The recent project I was involved in that excited me the most…

Under Armour, ‘Real Tough’

At the root of this project was an aspiration to understand and explore resilience as a quality in elite athletes. That toughness mindset to get off the ground and keep going when everything in your body is telling you: ‘you’re done.’ When UA tasked us once again for strategic thinking and development of a new creative territory, we first spent a lot of time deconstructing the word ‘tough.’ Our internal creative team sifted through the tropes and cliches to find a more universal experience that left room for moments of deep vulnerability; key inflection points of the athlete’s journey that are, ultimately, a fundamental aspect of toughness. 

It’s not that moments of resilience in sports training hadn’t been explored before.
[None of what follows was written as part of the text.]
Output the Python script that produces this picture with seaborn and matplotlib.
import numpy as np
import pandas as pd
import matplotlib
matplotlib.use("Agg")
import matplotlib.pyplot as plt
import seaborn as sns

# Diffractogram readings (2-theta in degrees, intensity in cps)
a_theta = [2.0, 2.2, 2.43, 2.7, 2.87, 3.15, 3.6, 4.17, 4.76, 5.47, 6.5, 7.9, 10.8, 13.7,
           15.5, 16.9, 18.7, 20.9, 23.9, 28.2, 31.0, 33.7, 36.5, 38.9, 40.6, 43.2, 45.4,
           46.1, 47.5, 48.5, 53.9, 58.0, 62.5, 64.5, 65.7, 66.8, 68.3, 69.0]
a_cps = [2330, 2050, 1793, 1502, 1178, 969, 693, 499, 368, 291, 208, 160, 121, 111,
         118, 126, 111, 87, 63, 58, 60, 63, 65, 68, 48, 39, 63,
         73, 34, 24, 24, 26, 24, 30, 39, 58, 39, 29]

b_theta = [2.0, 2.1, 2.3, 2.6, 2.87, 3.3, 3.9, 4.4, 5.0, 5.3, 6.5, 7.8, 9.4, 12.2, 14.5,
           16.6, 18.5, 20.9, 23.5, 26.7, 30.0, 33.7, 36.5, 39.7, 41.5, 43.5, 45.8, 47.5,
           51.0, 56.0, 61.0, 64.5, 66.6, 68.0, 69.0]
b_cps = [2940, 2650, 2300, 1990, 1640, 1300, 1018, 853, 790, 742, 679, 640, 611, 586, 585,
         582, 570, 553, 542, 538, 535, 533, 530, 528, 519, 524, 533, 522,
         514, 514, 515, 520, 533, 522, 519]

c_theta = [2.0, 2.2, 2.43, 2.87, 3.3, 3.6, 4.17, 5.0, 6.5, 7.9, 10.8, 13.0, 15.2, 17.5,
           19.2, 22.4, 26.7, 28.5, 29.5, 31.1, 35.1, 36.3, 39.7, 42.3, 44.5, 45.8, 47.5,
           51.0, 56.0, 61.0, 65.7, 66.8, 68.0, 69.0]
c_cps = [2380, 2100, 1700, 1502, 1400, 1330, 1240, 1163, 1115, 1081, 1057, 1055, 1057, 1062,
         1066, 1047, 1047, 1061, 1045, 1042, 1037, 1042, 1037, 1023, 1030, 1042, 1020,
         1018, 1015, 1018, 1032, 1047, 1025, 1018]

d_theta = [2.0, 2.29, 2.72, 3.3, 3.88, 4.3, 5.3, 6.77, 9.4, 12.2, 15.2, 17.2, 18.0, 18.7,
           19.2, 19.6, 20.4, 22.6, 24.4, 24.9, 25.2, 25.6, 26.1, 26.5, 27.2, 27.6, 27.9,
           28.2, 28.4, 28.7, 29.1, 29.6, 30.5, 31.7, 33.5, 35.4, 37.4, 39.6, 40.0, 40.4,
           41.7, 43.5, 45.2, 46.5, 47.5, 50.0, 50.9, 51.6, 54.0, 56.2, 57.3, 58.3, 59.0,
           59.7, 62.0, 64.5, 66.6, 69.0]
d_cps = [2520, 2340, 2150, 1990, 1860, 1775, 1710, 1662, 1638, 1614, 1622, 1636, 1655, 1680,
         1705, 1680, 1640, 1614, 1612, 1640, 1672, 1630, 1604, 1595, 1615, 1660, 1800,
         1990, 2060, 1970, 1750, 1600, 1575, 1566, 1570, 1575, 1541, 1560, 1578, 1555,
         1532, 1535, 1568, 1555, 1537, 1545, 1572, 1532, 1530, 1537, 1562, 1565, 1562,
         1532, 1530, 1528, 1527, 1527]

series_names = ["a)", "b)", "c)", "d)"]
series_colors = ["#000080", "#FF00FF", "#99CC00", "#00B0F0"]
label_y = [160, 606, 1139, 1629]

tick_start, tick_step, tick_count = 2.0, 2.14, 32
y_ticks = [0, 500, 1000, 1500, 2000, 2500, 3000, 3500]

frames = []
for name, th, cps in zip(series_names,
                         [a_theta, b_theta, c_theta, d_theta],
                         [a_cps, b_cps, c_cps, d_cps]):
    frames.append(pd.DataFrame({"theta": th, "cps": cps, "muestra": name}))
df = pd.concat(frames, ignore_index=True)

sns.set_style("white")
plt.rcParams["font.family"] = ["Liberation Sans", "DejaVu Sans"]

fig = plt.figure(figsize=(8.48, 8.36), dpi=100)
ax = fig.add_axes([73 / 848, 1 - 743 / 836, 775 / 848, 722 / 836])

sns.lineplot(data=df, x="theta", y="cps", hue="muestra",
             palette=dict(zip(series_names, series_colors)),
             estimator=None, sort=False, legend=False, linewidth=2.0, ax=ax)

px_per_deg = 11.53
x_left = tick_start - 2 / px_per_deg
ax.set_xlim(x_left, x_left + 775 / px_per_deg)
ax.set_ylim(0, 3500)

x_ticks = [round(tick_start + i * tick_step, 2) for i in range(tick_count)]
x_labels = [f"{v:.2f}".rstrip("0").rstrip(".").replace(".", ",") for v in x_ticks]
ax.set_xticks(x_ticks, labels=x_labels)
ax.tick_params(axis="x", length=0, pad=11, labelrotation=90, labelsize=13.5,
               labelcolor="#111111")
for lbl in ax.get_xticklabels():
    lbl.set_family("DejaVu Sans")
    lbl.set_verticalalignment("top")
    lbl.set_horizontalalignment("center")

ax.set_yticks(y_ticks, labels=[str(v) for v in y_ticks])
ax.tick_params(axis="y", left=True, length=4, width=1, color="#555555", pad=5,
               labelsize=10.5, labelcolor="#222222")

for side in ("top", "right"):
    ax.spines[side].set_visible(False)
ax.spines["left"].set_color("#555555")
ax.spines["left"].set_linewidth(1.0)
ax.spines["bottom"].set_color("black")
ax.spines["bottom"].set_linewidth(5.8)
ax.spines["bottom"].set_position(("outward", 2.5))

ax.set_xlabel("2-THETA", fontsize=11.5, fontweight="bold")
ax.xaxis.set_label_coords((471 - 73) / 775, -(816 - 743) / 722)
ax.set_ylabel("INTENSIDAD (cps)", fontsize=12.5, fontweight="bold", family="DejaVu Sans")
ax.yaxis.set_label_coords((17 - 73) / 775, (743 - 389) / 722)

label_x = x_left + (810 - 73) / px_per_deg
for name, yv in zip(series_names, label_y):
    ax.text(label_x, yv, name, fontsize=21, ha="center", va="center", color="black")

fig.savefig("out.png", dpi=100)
The toughness to push past the insurmountable is a fully relatable experience. And it’s a perennial fixture in sports advertising. But this campaign wasn’t just using this 'pinch' moment as a mid-film pause where the hero takes a breath to recharge for the end. For Under Armour, the moment of resilience and toughness was a brand pillar. A defining fragment of time in the athlete experience. It was the focus of the entire campaign. I loved that opportunity to dissect this singular emotional experience. And work to not only understand it, but to bring it to life with intensity and honesty. 

One choice we made that excited me was choosing to ground the campaign language down into exchanges between each athlete and their trainer instead of relying on a disembodied narrator or disconnected 'brand voice.' I loved witnessing our voiceover transform as in-scene dialogue. What could have felt like a propositional manifesto became a charged back-and-forth between real people. It was exciting to break form with UA and I think we all felt like we were just scratching the surface.